Figure \(\PageIndex{3}\): A diagram of a stack

The stack is a Last-In-First-Out (LIFO) data structure, i.e. the last element added to the structure must be the first one to be removed. The push and pop operations occur only at one end of the structure, referred to as the top of the stack. A peek or top operation can also be implemented, returning the value of the top element without removing it.

A stack is said to be full if it does not contain enough space to accept an entity to be pushed, and it is then considered to be in an overflow state. A pop operation removes an item from the top of the stack. A stack is a restricted data structure, because only a small number of operations are performed on it. The nature of the pop and push operations also mean that stack elements have a natural order. Elements are removed from the stack in the reverse order to the order of their addition.

5. Queues

A queue is a kind of abstract data type or collection in which the entities in the collection are kept in order and the principal operations on the collection are the addition of entities to the rear terminal position, and removal of entities from the front terminal position. It is a First-In-First-Out (FIFO) data structure. In a FIFO data structure, the first element added to the queue will be the first one to be removed. It is an example of a linear data structure.

Figure \(\PageIndex{4}\): A diagram of a queue

6. Hashing

Hashing is a method for storing and retrieving records from a database. Hashing allows one to insert, delete, and search for records based on a search key value. A hash system stores records in an array called a hash table. It works by performing a computation on a search key K in a way that is intended to identify the position in hash table that contains the record with key K.

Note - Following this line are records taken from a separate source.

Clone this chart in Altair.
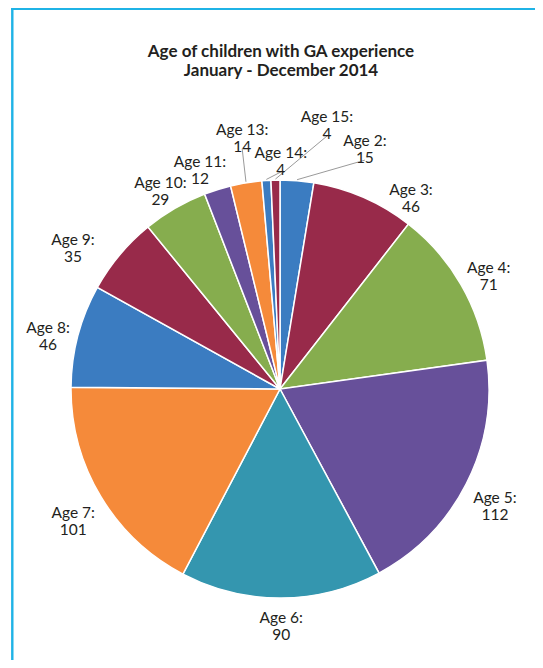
import math
import altair as alt
import pandas as pd

# ---- data ----
ages = ["Age 2", "Age 3", "Age 4", "Age 5", "Age 6", "Age 7", "Age 8",
        "Age 9", "Age 10", "Age 11", "Age 13", "Age 14", "Age 15"]
counts = [15, 46, 71, 112, 90, 101, 46, 35, 29, 12, 14, 4, 4]
slice_colors = ["#3B7CC1", "#982A4A", "#86AD4E", "#67509A", "#3496AF", "#F58A3A",
                "#3B7CC1", "#982A4A", "#86AD4E", "#67509A", "#F58A3A", "#3B7CC1", "#982A4A"]
title_lines = ["Age of children with GA experience", "January - December 2014"]

# ---- layout ----
W, H = 527, 652
CX, CY = 272, 381
R = 209
FONT = "Lato"

# label placement overrides (angle in degrees clockwise from top, radius px)
label_override = {
    "Age 2": (18.9, 262), "Age 3": (33.4, 238), "Age 9": (305.7, 255),
    "Age 11": (340.6, 241), "Age 13": (351.7, 262), "Age 14": (0.2, 236),
    "Age 15": (9.8, 276),
}
leader_for = ["Age 2", "Age 13", "Age 14", "Age 15"]

total = sum(counts)
rows = []
cum = 0
for i, (a, v) in enumerate(zip(ages, counts)):
    mid = 360.0 * (cum + v / 2.0) / total
    cum += v
    m = math.radians(mid)
    if a in label_override:
        la, lr = label_override[a]
    else:
        la, lr = mid, R + 6 + 22 * abs(math.sin(m)) + 14 * abs(math.cos(m))
    t = math.radians(la)
    lx = CX + lr * math.sin(t)
    ly = CY - lr * math.cos(t)
    rows.append(dict(age=a, value=v, idx=i, label=f"{a}:\n{v}",
                     lx=lx, ly=ly,
                     sx=CX + (R + 1) * math.sin(m), sy=CY - (R + 1) * math.cos(m),
                     ex=lx, ey=ly + 19, leader=a in leader_for))
df = pd.DataFrame(rows)

pie = alt.Chart(df).mark_arc(outerRadius=R, stroke="white", strokeWidth=1.5).encode(
    theta=alt.Theta("value:Q", stack=True),
    order=alt.Order("idx:Q"),
    color=alt.Color("age:N", scale=alt.Scale(domain=ages, range=slice_colors), legend=None),
    x=alt.value(CX), y=alt.value(CY),
)

leaders = alt.Chart(df).transform_filter("datum.leader").mark_rule(
    color="#9A9A9A", strokeWidth=1).encode(
    x=alt.X("sx:Q", scale=None), y=alt.Y("sy:Q", scale=None),
    x2="ex:Q", y2="ey:Q",
)

labels = alt.Chart(df).mark_text(
    font=FONT, fontSize=15.5, color="#231F20", lineBreak="\n",
    lineHeight=17, align="center", baseline="middle").encode(
    x=alt.X("lx:Q", scale=None), y=alt.Y("ly:Q", scale=None), text="label:N",
)

tdf = pd.DataFrame({"t": title_lines, "k": [0, 1]})
title = alt.Chart(tdf).mark_text(
    font=FONT, fontSize=17, fontWeight="bold", color="#231F20",
    align="center", baseline="middle").encode(
    x=alt.value(273),
    y=alt.Y("k:Q", scale=alt.Scale(domain=[0, 1], range=[43.5, 62.5]), axis=None),
    text="t:N",
)

border_top = alt.Chart(tdf).mark_rule(color="#1FB3E6", strokeWidth=2).encode(
    x=alt.value(3), x2=alt.value(W), y=alt.value(1))
border_left = alt.Chart(tdf).mark_rule(color="#1FB3E6", strokeWidth=2).encode(
    x=alt.value(4.3), y=alt.value(0), y2=alt.value(H))

chart = alt.layer(pie, leaders, labels, title, border_top, border_left).properties(
    width=W, height=H, padding=0, autosize=alt.AutoSizeParams(type="none")
).configure_view(stroke=None)

chart.save("out.html", embed_options={"renderer": "svg", "actions": False})
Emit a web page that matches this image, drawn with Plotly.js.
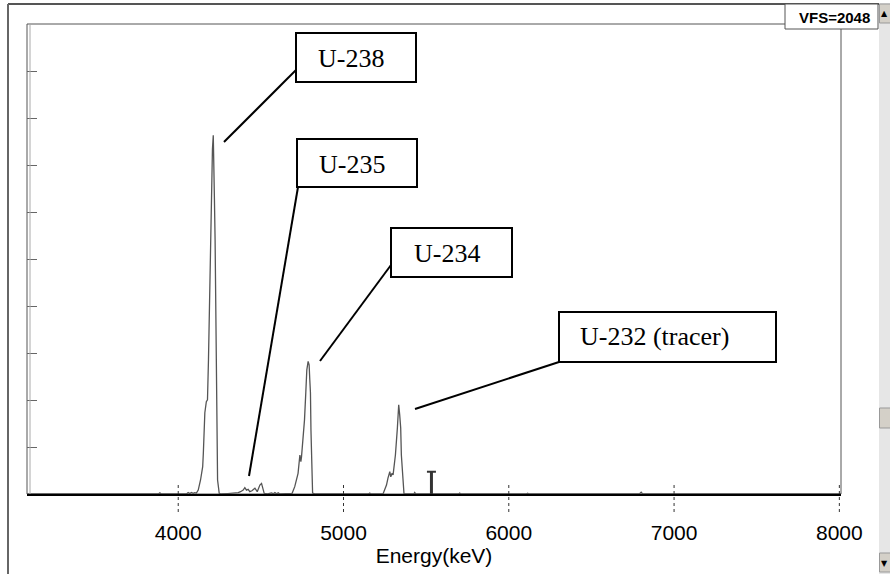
<!DOCTYPE html>
<html>
<head>
<meta charset="utf-8">
<script src="https://cdn.plot.ly/plotly-3.0.1.min.js"></script>
<style>
  html, body { margin: 0; padding: 0; background: #ffffff; }
  #chart { width: 890px; height: 574px; }
</style>
</head>
<body>
<div id="chart"></div>
<script>
// ---- Data ----
const energyKeV = [3085, 3880, 3889, 3897, 4050, 4060, 4070, 4080, 4090, 4100,
  4110, 4121, 4135, 4148, 4152, 4161, 4170, 4177, 4183, 4189,
  4193, 4202, 4207, 4212, 4216, 4219, 4223, 4226, 4230, 4233,
  4238, 4248, 4260, 4300, 4332, 4363, 4377, 4393, 4403, 4413,
  4423, 4433, 4446, 4464, 4478, 4494, 4504, 4514, 4520, 4540,
  4565, 4575, 4585, 4595, 4605, 4615, 4650, 4689, 4705, 4725,
  4736, 4742, 4746, 4756, 4764, 4772, 4778, 4786, 4792, 4796,
  4800, 4803, 4806, 4810, 4813, 4830, 5150, 5159, 5165, 5239,
  5245, 5260, 5269, 5280, 5286, 5294, 5300, 5306, 5314, 5326,
  5330, 5334, 5340, 5346, 5350, 5357, 5363, 5366, 5425, 5431,
  5437, 5695, 5703, 5710, 6106, 6114, 6122, 6790, 6801, 6810, 8010];
const counts = [0, 0, 5, 0, 0, 6, 2, 7, 3, 6,
  4, 17, 61, 119, 179, 354, 402, 410, 585, 847,
  1013, 1284, 1502, 1563, 1458, 1284, 1109, 847, 420, 150,
  61, 3, 0, 2, 3, 6, 10, 17, 28, 17,
  20, 10, 14, 25, 10, 39, 46, 25, 3, 0,
  5, 1, 6, 1, 5, 0, 0, 3, 32, 90,
  170, 141, 163, 236, 323, 445, 541, 578, 563, 498,
  441, 280, 192, 61, 4, 0, 0, 4, 0, 0,
  10, 39, 69, 97, 75, 90, 83, 120, 170, 288,
  345, 389, 345, 288, 170, 69, 10, 0, 0, 7,
  0, 0, 4, 0, 0, 3, 0, 0, 8, 0, 0];

const xTickVals = [4000, 5000, 6000, 7000, 8000];
const xTickText = ['4000', '5000', '6000', '7000', '8000'];
const yTickVals = [204.8, 409.6, 614.4, 819.2, 1024, 1228.8, 1433.6, 1638.4, 1843.2];
const verticalFullScale = 2048;
const xRange = [3085, 8010];

const peakLabels = ['U-238', 'U-235', 'U-234', 'U-232 (tracer)'];
const cursorEnergy = 5532;
const cursorHeight = 97;

// ---- Layout helpers (pixel -> paper) ----
const L = 27, R = 841, T = 24, B = 494;
const W = R - L, H = B - T;
const X = px => (px - L) / W;
const Y = py => (B - py) / H;

// label boxes: [left, top, right, bottom] px ; leader [x0,y0,x1,y1] px ; text anchor
const boxes = [
  {box: [296, 33, 416, 82],  lead: [296, 70, 224, 142],  tx: 316, ty: 58},
  {box: [297, 139, 417, 187], lead: [298, 187, 249, 476], tx: 317, ty: 164},
  {box: [391, 228, 512, 277], lead: [391, 265, 320, 361], tx: 412, ty: 253},
  {box: [559, 312, 776, 362], lead: [559, 362, 415, 409], tx: 578, ty: 336}
];

const shapes = [];
const annotations = [];

// outer window borders
shapes.push({type: 'line', xref: 'paper', yref: 'paper', x0: X(8), x1: X(879), y0: Y(4), y1: Y(4),
  line: {color: '#555', width: 2}});
shapes.push({type: 'line', xref: 'paper', yref: 'paper', x0: X(8), x1: X(8), y0: Y(4), y1: Y(575),
  line: {color: '#666', width: 2}});
// scrollbar
shapes.push({type: 'rect', xref: 'paper', yref: 'paper', x0: X(879), x1: X(891), y0: Y(575), y1: Y(3),
  fillcolor: '#e6e6e6', line: {width: 0}});
shapes.push({type: 'rect', xref: 'paper', yref: 'paper', x0: X(879.5), x1: X(890.5), y0: Y(23), y1: Y(4),
  fillcolor: '#d4d0c8', line: {color: '#999', width: 1}});
shapes.push({type: 'rect', xref: 'paper', yref: 'paper', x0: X(879.5), x1: X(890.5), y0: Y(428), y1: Y(408),
  fillcolor: '#d4d0c8', line: {color: '#999', width: 1}});
shapes.push({type: 'rect', xref: 'paper', yref: 'paper', x0: X(879.5), x1: X(890.5), y0: Y(572), y1: Y(553),
  fillcolor: '#d4d0c8', line: {color: '#999', width: 1}});

// plot frame
shapes.push({type: 'rect', xref: 'paper', yref: 'paper', x0: 0, x1: 1, y0: 0, y1: 1,
  line: {color: '#555', width: 1}, layer: 'below'});
shapes.push({type: 'line', xref: 'paper', yref: 'paper', x0: X(30), x1: X(30), y0: 0, y1: 1,
  line: {color: '#aaa', width: 1}});

// dashed x ticks crossing the baseline
xTickVals.forEach(v => {
  shapes.push({type: 'line', xref: 'x', yref: 'paper', x0: v, x1: v, y0: Y(512), y1: Y(482),
    line: {color: '#333', width: 1, dash: 'dot'}});
});

// cursor marker
shapes.push({type: 'line', xref: 'x', yref: 'y', x0: cursorEnergy, x1: cursorEnergy, y0: 0, y1: cursorHeight,
  line: {color: '#333', width: 3}});
shapes.push({type: 'line', xref: 'x', yref: 'y', xsizemode: 'pixel', xanchor: cursorEnergy,
  x0: -4.5, x1: 4.5, y0: cursorHeight, y1: cursorHeight, line: {color: '#333', width: 2}});

// VFS box
shapes.push({type: 'rect', xref: 'paper', yref: 'paper', x0: X(785), x1: X(878), y0: Y(29), y1: Y(4),
  fillcolor: '#ffffff', line: {color: '#555', width: 1}});
annotations.push({xref: 'paper', yref: 'paper', x: X(834), y: Y(17), text: 'VFS=2048', showarrow: false,
  xanchor: 'center', yanchor: 'middle', font: {family: 'Liberation Sans, Arial, sans-serif', size: 15, color: '#000', weight: 'bold'}});
annotations.push({xref: 'paper', yref: 'paper', x: X(885), y: Y(13), text: '▲', showarrow: false,
  xanchor: 'center', yanchor: 'middle', font: {family: 'DejaVu Sans', size: 8, color: '#000'}});
annotations.push({xref: 'paper', yref: 'paper', x: X(885), y: Y(563), text: '▼', showarrow: false,
  xanchor: 'center', yanchor: 'middle', font: {family: 'DejaVu Sans', size: 8, color: '#000'}});

// peak label boxes and leader lines
boxes.forEach((b, i) => {
  shapes.push({type: 'line', xref: 'paper', yref: 'paper', x0: X(b.lead[0]), y0: Y(b.lead[1]),
    x1: X(b.lead[2]), y1: Y(b.lead[3]), line: {color: '#000', width: 2}});
  shapes.push({type: 'rect', xref: 'paper', yref: 'paper', x0: X(b.box[0]), x1: X(b.box[2]),
    y0: Y(b.box[3]), y1: Y(b.box[1]), fillcolor: '#ffffff', line: {color: '#000', width: 2}});
  annotations.push({xref: 'paper', yref: 'paper', x: X(b.tx), y: Y(b.ty), text: peakLabels[i],
    showarrow: false, xanchor: 'left', yanchor: 'middle',
    font: {family: 'Liberation Serif, Times New Roman, serif', size: 26, color: '#000'}});
});

const trace = {
  type: 'scatter', mode: 'lines', x: energyKeV, y: counts,
  line: {color: '#555555', width: 1.3}, hoverinfo: 'x+y'
};

const layout = {
  width: 890, height: 574,
  margin: {l: L, r: 890 - R, t: T, b: 574 - B, pad: 0},
  paper_bgcolor: '#ffffff', plot_bgcolor: '#ffffff',
  showlegend: false,
  xaxis: {
    range: xRange, showgrid: false, zeroline: false,
    showline: true, linecolor: '#000', linewidth: 2,
    tickmode: 'array', tickvals: xTickVals, ticktext: xTickText,
    ticks: '', ticklabelstandoff: 19,
    tickfont: {family: 'Liberation Sans, Arial, sans-serif', size: 21, color: '#000'},
    title: {text: 'Energy(keV)', standoff: 5,
      font: {family: 'Liberation Sans, Arial, sans-serif', size: 21, color: '#000'}}
  },
  yaxis: {
    range: [0, verticalFullScale], showgrid: false, zeroline: false, showline: false,
    tickmode: 'array', tickvals: yTickVals, showticklabels: false,
    ticks: 'inside', ticklen: 10, tickwidth: 1, tickcolor: '#666'
  },
  shapes: shapes,
  annotations: annotations
};

Plotly.newPlot('chart', [trace], layout, {displayModeBar: false, staticPlot: true});
</script>
</body>
</html>
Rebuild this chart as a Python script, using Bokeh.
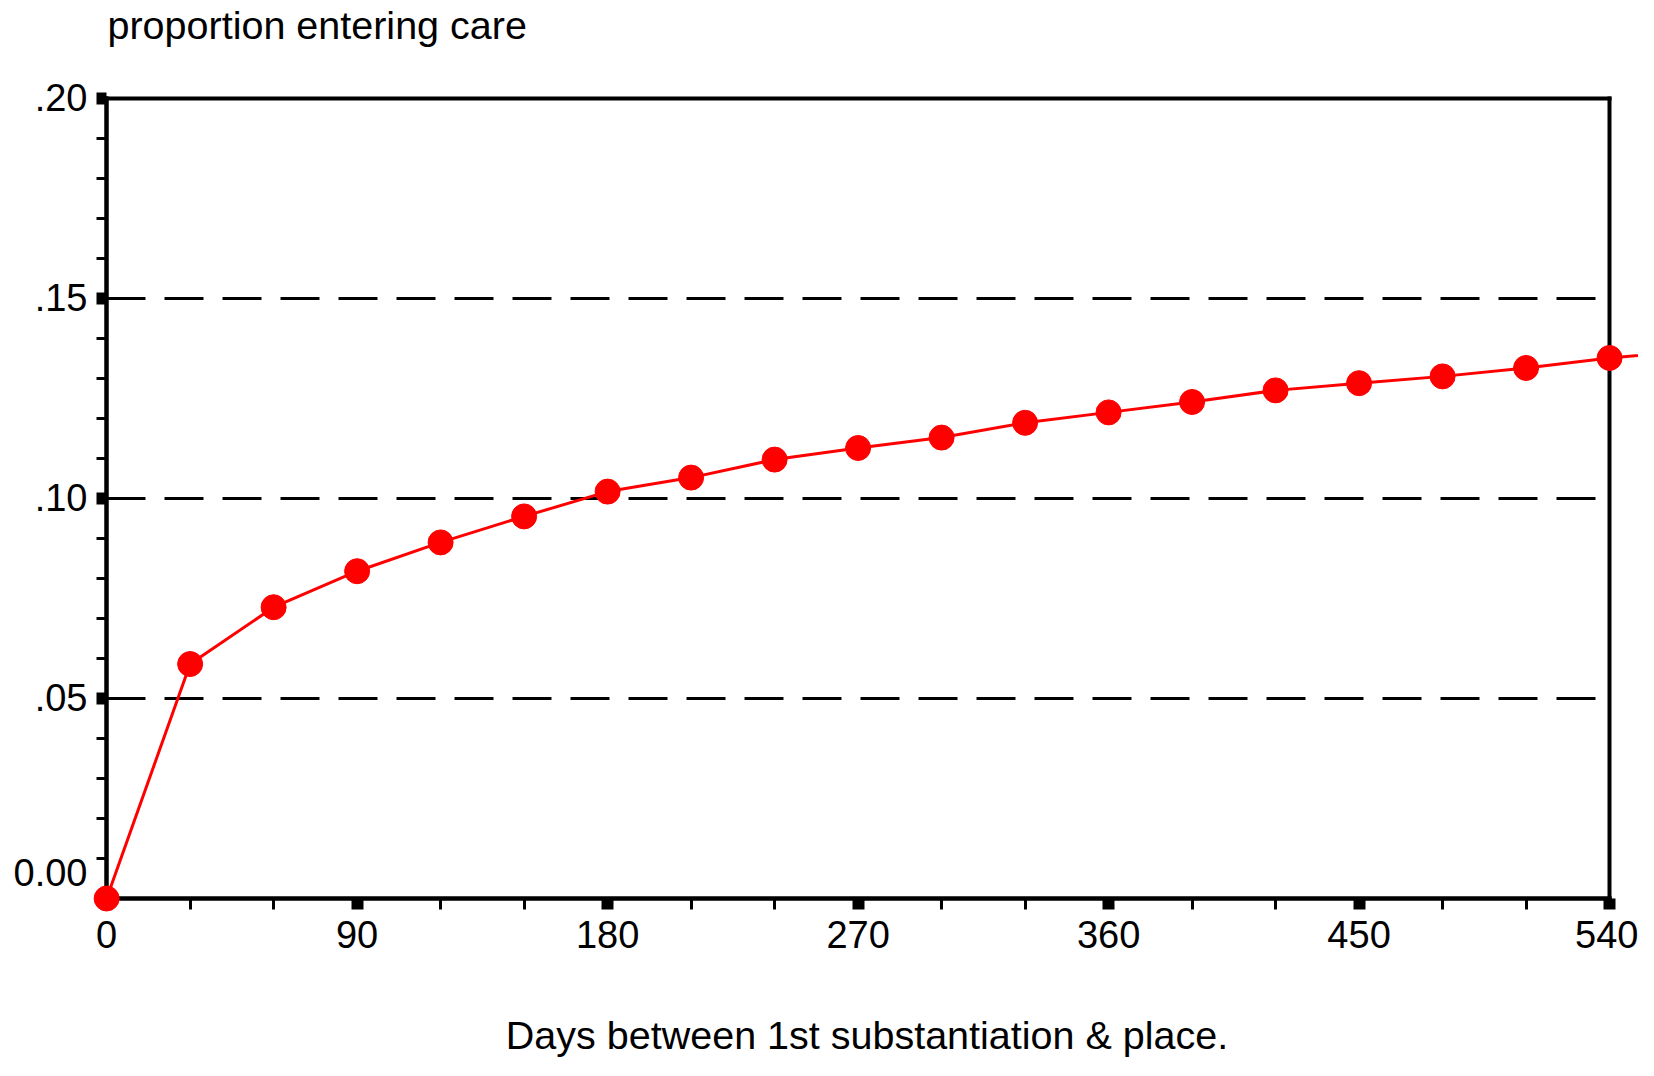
from bokeh.plotting import figure
from bokeh.models import Range1d, FixedTicker, LinearAxis
from bokeh.embed import file_html
from bokeh.resources import INLINE

# ---- data ----
days = [0, 30, 60, 90, 120, 150, 180, 210, 240, 270, 300, 330, 360, 390, 420, 450, 480, 510, 540, 570]
proportion = [0.0, 0.0586, 0.0728, 0.0818, 0.0890, 0.0955, 0.1017, 0.1052, 0.1097, 0.1126,
              0.1152, 0.1189, 0.1215, 0.1241, 0.1270, 0.1288, 0.1305, 0.1326, 0.1351, 0.1370]

x_major = [0, 90, 180, 270, 360, 450, 540]
x_minor = [30, 60, 120, 150, 210, 240, 300, 330, 390, 420, 480, 510]
y_major = [0.0, 0.05, 0.10, 0.15, 0.20]
y_minor = [0.01, 0.02, 0.03, 0.04, 0.06, 0.07, 0.08, 0.09, 0.11, 0.12, 0.13, 0.14,
           0.16, 0.17, 0.18, 0.19]
y_labels = {0.0: "0.00\n", 0.05: ".05", 0.10: ".10", 0.15: ".15", 0.20: ".20"}
grid_levels = [0.05, 0.10, 0.15]

title_text = "proportion entering care"
x_title = "Days between 1st substantiation & place."

FONT = "Liberation Sans"
X_END = 540
Y_END = 0.20

p = figure(width=1638, height=1060, output_backend="svg", toolbar_location=None,
           x_range=Range1d(-4, 550.4), y_range=Range1d(-0.003, 0.21295),
           min_border_left=95, min_border_right=0, min_border_top=43, min_border_bottom=150)
p.outline_line_color = None
p.background_fill_color = "white"
p.border_fill_color = "white"

# ---- title ----
p.title.text = title_text
p.title.align = "left"
p.title.vertical_align = "bottom"
p.title.offset = 12
p.title.text_font = FONT
p.title.text_font_size = "39.5px"
p.title.text_font_style = "normal"
p.title.text_color = "black"
p.title.standoff = 0

# ---- label-only axes at the frame edges ----
xa = p.xaxis[0]
xa.ticker = FixedTicker(ticks=x_major)
xa.axis_line_color = None
xa.major_tick_line_color = None
xa.minor_tick_line_color = None
xa.major_tick_out = 0
xa.major_tick_in = 0
xa.major_label_text_font = FONT
xa.major_label_text_font_size = "38px"
xa.major_label_text_color = "black"
xa.major_label_standoff = 10
xa.axis_label = x_title
xa.axis_label_text_font = FONT
xa.axis_label_text_font_size = "39.5px"
xa.axis_label_text_font_style = "normal"
xa.axis_label_text_color = "black"
xa.axis_label_standoff = 62

ya = p.yaxis[0]
ya.ticker = FixedTicker(ticks=y_major)
ya.major_label_overrides = y_labels
ya.axis_line_color = None
ya.major_tick_line_color = None
ya.minor_tick_line_color = None
ya.major_tick_out = 0
ya.major_tick_in = 0
ya.major_label_text_font = FONT
ya.major_label_text_font_size = "38px"
ya.major_label_text_color = "black"
ya.major_label_standoff = 8


# ---- axis rules and ticks (tick marks drawn as label-free minor ticks) ----
def rule_axis(marks, bounds, fixed, tick_width, tick_out):
    ax = LinearAxis(ticker=FixedTicker(ticks=[], minor_ticks=marks), bounds=bounds,
                    fixed_location=fixed)
    ax.axis_line_width = 4
    ax.axis_line_cap = "square"
    ax.axis_line_color = "black"
    ax.major_tick_line_color = None
    ax.major_tick_out = 0
    ax.major_tick_in = 0
    ax.minor_tick_line_width = tick_width
    ax.minor_tick_line_color = "black"
    ax.minor_tick_out = tick_out
    ax.minor_tick_in = 0
    ax.major_label_standoff = 0
    return ax


p.add_layout(rule_axis(x_minor, (0, X_END), 0, 3, 11), "below")
p.add_layout(rule_axis(x_major, (0, X_END), 0, 12, 11), "below")
p.add_layout(rule_axis(y_minor, (0, Y_END), 0, 3, 10), "left")
p.add_layout(rule_axis(y_major, (0, Y_END), 0, 12, 10), "left")
p.add_layout(rule_axis([], (0, X_END), Y_END, 3, 0), "above")       # top frame line at .20
p.add_layout(rule_axis([], (0, Y_END), X_END, 3, 0), "right")       # right frame line at 540

# ---- grid ----
p.xgrid.visible = False
yg = p.ygrid[0]
yg.ticker = FixedTicker(ticks=grid_levels)
yg.grid_line_color = "black"
yg.grid_line_width = 3
yg.grid_line_dash = "39 19"
if "cross_bounds" in yg.properties():
    yg.cross_bounds = (0, X_END)

# ---- data ----
p.line(days, proportion, line_color="#ff0000", line_width=3, level="overlay")
p.scatter(days, proportion, size=25, fill_color="#ff0000", line_color="#ff0000",
          level="overlay")

open("out.html", "w").write(file_html(p, INLINE))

The calculations are done by a function called the hash function. Hash function is any function that can be used to map digital data of arbitrary size to digital data of fixed size, with slight differences in input data producing very big differences in output data. Since hashing schemes place records in the table in whatever order satisfies the needs of the address calculation, records are not ordered by value. A position in the hash table is known as a slot. The number of slots in hash table will be denoted by the variable M with slots numbered from 0 to M - 1.

Hashing is used to index and retrieve items in a database, it is faster to find the item using the shorter hashed key than to find it using the original value. It is also used in many encryption algorithms, and also to encrypt and decrypt digital signatures.

7. Trees

A tree is a data structure made up of nodes or vertices and edges without having any cycle. A tree with no nodes is called the null or empty tree. A tree that is not empty consists of a root node and potentially many levels of additional nodes that form a hierarchy.

In computer science, it is a widely used abstract data type (ADT) or data structure implementing this ADT that simulates a hierarchical tree structure, with a root value and subtrees of children, represented as a set of linked nodes.

A tree data structure can be defined recursively as a collection of nodes (starting at a root node), where each node is a data structure consisting of a value, together with a list of references to nodes (the “children”), with the constraints that no reference is duplicated, and none points to the root.

Figure \(\PageIndex{5}\): Diagram of a tree

Conclusion

This activity section has introduced the learner to the different data structures used to organize data in the memory of the computer, to make it efficient. It has also highlighted a few examples where they apply. Cited cases include the use of B-trees indexing in the databases and use of hashing to index and retrieve data in a database among others. The data structures looked at in this unit include: Arrays, Lists, Linked lists, Stack, Queues, Hashing and Trees.

Assessment

Differentiate between a queue and a stack data structures.
Define linear data structures and give an example.
List out the basic operations that can be performed on a stack.
Briefly state the difference between queues and linked lists.